(Extracted records)

════════════════════

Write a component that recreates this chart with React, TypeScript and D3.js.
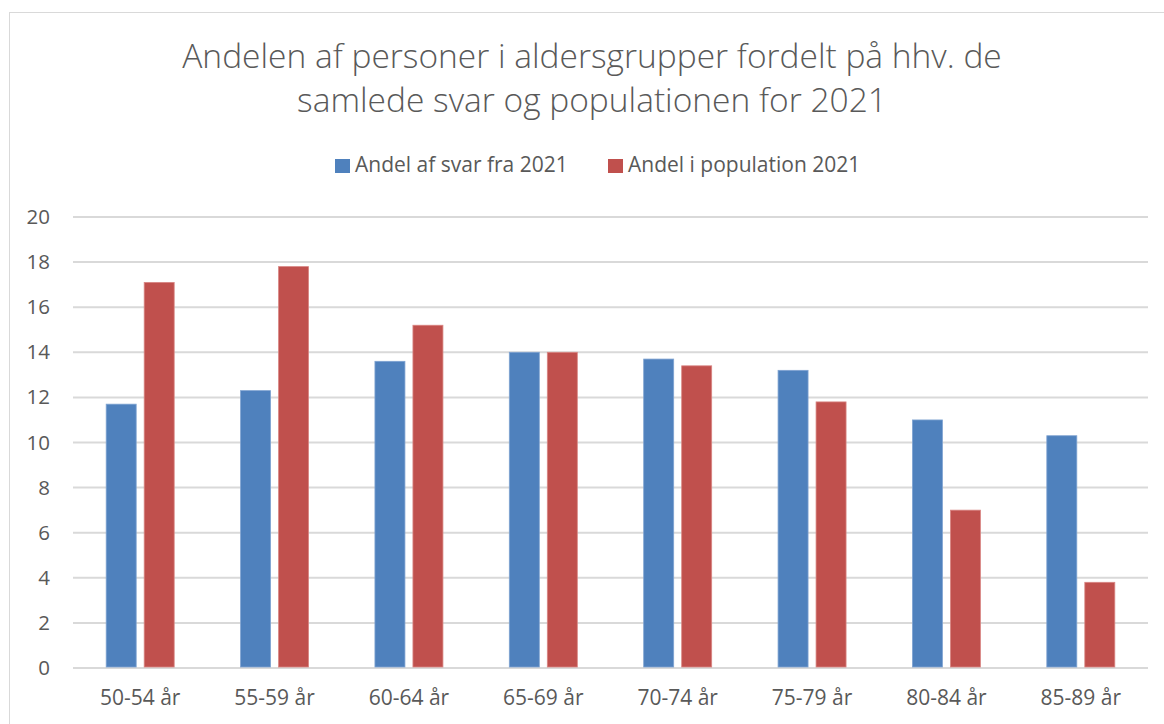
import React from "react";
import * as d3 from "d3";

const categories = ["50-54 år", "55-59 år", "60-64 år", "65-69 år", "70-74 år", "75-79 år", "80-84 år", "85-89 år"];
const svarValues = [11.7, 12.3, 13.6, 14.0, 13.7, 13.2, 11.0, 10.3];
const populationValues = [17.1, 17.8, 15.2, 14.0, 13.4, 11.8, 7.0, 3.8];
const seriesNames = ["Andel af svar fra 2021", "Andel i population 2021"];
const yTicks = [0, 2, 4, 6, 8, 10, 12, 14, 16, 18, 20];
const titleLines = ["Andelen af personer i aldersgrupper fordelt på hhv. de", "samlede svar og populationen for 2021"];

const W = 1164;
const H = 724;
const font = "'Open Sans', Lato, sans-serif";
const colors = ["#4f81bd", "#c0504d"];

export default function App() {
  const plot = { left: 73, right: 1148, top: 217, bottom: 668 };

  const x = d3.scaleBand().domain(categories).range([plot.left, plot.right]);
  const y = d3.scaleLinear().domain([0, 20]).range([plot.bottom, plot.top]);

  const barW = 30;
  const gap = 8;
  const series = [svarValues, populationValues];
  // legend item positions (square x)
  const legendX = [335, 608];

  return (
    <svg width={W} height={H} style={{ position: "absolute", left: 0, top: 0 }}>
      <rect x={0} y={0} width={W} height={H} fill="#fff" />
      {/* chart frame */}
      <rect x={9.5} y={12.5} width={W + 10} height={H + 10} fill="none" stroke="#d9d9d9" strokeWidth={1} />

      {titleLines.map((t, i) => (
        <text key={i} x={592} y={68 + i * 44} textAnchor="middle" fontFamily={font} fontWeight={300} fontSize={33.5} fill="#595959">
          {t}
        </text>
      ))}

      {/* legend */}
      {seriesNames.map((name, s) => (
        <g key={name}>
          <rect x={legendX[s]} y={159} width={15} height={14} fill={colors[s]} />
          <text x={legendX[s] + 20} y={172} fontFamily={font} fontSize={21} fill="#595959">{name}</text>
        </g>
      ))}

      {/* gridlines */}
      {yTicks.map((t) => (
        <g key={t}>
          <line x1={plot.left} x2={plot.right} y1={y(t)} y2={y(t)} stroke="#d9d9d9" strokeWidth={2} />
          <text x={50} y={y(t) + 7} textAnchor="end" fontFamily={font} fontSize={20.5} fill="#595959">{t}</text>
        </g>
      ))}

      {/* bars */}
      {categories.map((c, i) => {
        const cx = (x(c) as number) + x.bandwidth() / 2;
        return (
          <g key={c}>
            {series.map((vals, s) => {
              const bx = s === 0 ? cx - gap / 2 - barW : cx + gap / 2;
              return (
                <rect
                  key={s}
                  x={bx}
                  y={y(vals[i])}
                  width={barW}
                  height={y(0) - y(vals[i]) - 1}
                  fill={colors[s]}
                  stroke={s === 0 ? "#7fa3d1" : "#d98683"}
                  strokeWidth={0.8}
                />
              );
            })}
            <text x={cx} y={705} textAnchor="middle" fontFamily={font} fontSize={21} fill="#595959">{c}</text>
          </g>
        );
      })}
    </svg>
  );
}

════════════════════

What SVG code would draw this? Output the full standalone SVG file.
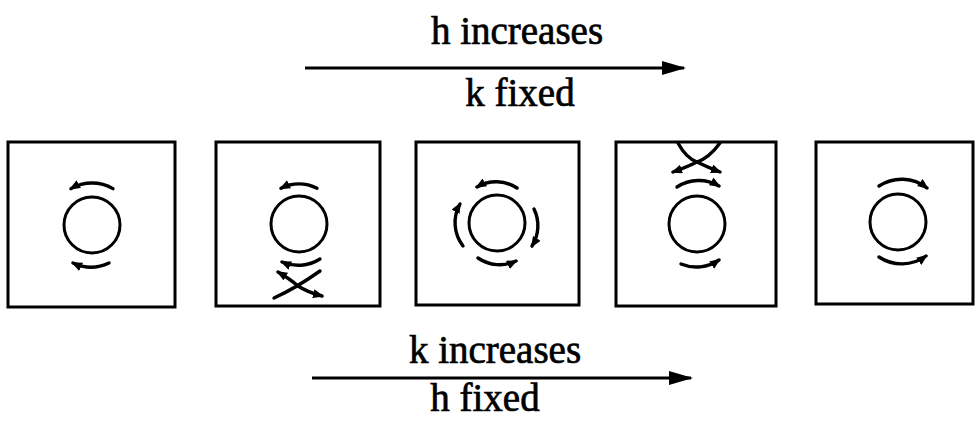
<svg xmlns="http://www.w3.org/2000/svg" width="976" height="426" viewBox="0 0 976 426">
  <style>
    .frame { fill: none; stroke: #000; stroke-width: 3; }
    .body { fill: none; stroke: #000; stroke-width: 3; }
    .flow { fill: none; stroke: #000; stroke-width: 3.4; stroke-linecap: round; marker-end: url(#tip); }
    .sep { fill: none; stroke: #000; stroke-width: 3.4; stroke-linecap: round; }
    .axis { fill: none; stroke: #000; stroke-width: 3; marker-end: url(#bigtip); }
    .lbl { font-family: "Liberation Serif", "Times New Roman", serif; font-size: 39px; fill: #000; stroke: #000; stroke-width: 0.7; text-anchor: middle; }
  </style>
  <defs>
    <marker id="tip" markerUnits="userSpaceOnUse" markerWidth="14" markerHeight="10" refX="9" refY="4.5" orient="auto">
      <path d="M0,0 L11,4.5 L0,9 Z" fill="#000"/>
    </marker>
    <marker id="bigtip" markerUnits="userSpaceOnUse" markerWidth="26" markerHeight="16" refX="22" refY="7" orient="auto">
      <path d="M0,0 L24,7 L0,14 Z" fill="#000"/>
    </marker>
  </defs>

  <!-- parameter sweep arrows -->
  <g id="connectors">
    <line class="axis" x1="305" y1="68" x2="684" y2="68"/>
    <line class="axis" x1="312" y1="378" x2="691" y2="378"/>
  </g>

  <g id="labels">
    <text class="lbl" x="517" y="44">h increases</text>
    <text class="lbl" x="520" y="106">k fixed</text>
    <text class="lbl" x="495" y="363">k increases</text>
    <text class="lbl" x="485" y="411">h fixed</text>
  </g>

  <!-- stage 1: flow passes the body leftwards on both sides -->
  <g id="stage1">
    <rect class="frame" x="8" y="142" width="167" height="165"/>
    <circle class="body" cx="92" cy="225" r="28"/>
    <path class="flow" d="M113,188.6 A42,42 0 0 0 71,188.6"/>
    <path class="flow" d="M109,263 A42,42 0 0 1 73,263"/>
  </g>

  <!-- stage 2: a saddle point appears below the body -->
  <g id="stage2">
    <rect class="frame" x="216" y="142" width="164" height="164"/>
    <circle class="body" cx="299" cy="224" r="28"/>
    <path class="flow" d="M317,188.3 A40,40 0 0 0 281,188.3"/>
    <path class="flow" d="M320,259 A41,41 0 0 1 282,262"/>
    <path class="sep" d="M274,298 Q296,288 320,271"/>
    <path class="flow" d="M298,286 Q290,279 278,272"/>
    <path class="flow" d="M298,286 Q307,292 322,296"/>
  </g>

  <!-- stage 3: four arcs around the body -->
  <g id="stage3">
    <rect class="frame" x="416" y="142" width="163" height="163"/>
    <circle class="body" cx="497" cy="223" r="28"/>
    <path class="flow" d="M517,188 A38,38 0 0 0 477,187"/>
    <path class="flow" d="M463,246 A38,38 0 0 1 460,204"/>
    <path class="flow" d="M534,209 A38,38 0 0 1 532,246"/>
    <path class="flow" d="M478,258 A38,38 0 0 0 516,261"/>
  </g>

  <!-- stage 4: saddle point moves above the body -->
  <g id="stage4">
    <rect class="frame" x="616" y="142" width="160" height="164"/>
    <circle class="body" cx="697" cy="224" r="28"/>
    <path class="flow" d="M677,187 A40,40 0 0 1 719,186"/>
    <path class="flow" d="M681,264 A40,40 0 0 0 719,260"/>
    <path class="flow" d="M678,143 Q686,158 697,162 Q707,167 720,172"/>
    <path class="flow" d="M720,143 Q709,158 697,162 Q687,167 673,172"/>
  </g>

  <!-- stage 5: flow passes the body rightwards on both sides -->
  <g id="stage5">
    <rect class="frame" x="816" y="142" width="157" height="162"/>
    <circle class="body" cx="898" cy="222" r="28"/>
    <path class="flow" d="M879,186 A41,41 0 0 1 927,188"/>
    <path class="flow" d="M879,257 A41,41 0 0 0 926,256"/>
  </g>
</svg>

════════════════════

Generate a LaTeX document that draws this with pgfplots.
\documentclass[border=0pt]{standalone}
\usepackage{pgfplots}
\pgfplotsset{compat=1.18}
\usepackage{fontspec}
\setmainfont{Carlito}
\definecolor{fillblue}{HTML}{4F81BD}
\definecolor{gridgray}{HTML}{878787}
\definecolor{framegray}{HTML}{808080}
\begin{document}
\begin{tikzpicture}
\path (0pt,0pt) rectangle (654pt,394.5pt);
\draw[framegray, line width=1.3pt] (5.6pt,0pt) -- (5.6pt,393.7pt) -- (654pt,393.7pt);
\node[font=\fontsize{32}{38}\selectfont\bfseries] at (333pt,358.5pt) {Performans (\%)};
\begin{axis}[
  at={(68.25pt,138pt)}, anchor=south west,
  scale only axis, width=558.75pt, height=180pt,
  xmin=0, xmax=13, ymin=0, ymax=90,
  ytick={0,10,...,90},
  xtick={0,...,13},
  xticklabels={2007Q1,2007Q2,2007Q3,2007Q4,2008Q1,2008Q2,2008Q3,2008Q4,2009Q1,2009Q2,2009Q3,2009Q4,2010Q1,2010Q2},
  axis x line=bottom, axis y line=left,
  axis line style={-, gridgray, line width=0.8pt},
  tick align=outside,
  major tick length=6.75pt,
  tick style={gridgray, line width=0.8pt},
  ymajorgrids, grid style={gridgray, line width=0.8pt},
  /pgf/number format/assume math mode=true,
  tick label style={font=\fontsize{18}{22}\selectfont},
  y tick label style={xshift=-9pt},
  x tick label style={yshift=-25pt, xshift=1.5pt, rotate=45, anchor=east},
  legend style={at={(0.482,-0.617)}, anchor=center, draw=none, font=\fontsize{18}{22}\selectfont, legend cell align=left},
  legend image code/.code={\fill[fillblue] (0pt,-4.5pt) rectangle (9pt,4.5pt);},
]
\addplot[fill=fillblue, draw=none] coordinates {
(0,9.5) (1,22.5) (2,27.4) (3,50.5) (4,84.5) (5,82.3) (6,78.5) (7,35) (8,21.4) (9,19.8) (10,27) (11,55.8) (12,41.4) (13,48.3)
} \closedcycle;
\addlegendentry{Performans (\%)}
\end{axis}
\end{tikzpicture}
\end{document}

════════════════════

• [REQUEST]: Using the data above, which lines fall from the one with "Write a component" through the one with "217, bottom: 668"? Repeat them exactly, ends included, minus any pictures.

• [RESPONSE BELOW]:
Write a component that recreates this chart with React, TypeScript and D3.js.
import React from "react";
import * as d3 from "d3";

const categories = ["50-54 år", "55-59 år", "60-64 år", "65-69 år", "70-74 år", "75-79 år", "80-84 år", "85-89 år"];
const svarValues = [11.7, 12.3, 13.6, 14.0, 13.7, 13.2, 11.0, 10.3];
const populationValues = [17.1, 17.8, 15.2, 14.0, 13.4, 11.8, 7.0, 3.8];
const seriesNames = ["Andel af svar fra 2021", "Andel i population 2021"];
const yTicks = [0, 2, 4, 6, 8, 10, 12, 14, 16, 18, 20];
const titleLines = ["Andelen af personer i aldersgrupper fordelt på hhv. de", "samlede svar og populationen for 2021"];

const W = 1164;
const H = 724;
const font = "'Open Sans', Lato, sans-serif";
const colors = ["#4f81bd", "#c0504d"];

export default function App() {
  const plot = { left: 73, right: 1148, top: 217, bottom: 668 };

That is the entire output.